== GOAL OF THE EXERCISE ==
Gather every line that includes the word "matplotlib", please.

== DATA SHOWN ==
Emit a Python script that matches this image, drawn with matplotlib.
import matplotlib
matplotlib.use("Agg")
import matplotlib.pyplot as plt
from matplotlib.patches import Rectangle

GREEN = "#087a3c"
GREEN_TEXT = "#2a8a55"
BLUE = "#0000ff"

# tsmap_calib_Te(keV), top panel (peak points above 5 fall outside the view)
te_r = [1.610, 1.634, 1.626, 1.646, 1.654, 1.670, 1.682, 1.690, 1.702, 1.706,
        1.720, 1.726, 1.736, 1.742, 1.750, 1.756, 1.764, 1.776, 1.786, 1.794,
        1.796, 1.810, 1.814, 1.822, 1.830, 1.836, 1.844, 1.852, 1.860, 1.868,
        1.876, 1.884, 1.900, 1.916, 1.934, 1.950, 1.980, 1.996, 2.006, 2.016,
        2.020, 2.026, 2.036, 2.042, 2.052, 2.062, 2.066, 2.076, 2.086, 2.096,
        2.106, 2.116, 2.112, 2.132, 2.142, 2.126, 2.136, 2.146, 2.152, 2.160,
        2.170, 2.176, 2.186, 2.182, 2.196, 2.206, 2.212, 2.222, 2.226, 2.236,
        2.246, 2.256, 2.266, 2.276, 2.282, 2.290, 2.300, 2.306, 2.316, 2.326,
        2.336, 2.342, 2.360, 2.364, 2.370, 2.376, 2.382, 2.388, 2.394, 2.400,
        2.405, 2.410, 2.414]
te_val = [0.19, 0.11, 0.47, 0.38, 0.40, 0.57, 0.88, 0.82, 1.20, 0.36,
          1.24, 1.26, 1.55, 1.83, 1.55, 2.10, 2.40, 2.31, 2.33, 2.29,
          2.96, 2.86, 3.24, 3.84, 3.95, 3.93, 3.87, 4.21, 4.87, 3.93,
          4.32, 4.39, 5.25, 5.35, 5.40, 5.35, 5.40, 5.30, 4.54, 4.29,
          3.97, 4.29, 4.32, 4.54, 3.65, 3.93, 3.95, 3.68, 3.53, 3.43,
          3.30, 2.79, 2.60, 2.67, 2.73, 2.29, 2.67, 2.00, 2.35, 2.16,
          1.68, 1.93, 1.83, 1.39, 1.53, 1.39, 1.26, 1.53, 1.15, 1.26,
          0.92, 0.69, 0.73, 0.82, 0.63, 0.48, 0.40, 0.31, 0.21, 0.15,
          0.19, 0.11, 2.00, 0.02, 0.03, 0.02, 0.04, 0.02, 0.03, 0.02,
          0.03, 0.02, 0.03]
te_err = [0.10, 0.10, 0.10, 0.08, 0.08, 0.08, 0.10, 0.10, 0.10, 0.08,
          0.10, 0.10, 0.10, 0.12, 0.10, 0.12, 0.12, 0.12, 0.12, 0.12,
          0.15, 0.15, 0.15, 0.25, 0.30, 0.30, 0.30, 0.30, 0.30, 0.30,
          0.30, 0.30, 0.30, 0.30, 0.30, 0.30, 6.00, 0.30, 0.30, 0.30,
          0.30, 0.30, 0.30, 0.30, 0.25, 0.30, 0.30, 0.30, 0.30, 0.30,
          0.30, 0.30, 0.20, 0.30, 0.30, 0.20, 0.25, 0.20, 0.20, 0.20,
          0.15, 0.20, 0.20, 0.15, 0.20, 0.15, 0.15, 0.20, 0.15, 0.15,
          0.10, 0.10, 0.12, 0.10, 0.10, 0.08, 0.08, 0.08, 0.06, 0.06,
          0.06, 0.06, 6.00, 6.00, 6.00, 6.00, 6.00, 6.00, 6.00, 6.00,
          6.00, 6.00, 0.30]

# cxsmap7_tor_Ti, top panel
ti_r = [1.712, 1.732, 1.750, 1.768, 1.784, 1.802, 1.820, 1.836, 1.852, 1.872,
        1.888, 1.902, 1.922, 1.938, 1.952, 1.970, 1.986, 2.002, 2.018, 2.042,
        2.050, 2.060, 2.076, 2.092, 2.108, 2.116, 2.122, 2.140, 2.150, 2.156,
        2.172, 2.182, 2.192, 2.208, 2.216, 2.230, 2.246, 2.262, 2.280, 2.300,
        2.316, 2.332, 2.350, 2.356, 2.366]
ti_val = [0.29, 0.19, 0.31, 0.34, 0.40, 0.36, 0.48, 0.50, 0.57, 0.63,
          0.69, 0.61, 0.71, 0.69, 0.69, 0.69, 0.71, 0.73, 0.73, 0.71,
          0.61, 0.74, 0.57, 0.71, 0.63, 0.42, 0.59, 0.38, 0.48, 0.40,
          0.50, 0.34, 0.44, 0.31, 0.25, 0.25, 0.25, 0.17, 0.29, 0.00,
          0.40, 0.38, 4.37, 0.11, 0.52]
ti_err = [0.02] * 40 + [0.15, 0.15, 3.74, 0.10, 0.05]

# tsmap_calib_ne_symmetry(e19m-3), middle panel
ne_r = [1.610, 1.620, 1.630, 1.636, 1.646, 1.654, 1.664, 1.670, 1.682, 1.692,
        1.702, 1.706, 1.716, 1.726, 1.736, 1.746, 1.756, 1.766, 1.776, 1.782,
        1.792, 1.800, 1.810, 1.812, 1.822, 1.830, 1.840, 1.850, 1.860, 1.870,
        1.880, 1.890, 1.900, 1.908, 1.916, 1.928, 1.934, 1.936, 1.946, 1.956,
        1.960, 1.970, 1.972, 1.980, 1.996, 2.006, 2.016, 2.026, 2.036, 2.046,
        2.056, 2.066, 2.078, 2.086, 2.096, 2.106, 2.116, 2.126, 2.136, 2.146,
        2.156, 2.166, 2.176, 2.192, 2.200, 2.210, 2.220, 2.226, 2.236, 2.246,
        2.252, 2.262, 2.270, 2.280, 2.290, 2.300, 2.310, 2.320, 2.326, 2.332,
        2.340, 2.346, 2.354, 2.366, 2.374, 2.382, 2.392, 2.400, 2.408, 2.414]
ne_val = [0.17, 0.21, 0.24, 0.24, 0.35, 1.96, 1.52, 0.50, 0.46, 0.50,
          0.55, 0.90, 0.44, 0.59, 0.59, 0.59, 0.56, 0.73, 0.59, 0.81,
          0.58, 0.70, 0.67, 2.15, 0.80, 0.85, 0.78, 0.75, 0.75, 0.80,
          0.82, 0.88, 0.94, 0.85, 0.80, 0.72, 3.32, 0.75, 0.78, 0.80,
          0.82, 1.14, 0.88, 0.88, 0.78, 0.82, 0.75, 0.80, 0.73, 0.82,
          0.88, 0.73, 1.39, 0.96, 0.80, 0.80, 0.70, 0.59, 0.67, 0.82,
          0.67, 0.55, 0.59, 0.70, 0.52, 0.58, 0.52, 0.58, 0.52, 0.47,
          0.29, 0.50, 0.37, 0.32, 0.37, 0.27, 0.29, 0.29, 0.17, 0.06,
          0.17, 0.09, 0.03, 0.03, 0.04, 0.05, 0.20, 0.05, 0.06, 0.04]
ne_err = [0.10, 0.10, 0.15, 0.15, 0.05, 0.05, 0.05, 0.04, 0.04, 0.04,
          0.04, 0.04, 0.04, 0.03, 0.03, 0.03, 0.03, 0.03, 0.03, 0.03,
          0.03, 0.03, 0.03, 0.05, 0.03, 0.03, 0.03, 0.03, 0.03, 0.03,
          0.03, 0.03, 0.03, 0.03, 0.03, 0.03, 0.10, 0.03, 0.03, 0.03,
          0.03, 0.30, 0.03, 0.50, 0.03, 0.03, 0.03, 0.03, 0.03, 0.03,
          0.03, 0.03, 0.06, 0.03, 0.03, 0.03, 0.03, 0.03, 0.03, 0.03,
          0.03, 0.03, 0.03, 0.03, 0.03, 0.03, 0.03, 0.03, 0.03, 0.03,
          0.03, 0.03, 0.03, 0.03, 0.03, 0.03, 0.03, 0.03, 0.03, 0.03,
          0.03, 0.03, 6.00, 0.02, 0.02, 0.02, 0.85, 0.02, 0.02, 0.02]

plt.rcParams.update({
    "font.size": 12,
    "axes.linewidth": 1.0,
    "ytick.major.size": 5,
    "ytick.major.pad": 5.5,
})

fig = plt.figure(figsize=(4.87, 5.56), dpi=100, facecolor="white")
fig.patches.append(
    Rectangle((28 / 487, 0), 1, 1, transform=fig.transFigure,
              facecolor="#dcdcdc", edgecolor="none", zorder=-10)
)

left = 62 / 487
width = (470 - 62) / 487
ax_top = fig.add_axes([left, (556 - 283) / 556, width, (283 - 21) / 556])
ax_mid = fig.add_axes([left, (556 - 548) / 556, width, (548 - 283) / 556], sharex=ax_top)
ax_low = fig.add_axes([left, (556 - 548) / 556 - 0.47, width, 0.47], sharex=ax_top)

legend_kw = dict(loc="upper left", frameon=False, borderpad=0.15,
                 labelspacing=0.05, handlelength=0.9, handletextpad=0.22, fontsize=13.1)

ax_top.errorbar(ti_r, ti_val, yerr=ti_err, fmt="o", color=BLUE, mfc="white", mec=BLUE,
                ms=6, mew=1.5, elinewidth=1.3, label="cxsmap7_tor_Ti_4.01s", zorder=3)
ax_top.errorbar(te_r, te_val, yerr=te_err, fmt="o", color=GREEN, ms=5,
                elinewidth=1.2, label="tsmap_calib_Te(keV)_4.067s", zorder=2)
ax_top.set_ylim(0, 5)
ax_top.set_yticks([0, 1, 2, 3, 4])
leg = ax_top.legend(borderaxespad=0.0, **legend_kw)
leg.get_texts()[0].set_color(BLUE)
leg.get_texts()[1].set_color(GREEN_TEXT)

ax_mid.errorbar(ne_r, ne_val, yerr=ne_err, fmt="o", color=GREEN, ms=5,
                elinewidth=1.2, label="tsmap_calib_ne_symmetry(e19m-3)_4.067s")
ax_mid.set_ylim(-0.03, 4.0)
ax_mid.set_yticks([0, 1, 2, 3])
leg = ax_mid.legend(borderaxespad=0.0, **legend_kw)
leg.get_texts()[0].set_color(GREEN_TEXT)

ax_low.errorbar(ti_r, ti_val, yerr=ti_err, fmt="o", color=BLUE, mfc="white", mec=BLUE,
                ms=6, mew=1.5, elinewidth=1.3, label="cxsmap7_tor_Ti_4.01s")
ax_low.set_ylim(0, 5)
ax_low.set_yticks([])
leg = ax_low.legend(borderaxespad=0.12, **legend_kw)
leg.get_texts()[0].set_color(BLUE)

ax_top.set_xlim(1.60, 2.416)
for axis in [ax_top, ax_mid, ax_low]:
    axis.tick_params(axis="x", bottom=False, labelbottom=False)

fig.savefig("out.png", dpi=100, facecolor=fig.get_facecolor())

== FULL ANSWER ==
Emit a Python script that matches this image, drawn with matplotlib.
import matplotlib
matplotlib.use("Agg")
import matplotlib.pyplot as plt
from matplotlib.patches import Rectangle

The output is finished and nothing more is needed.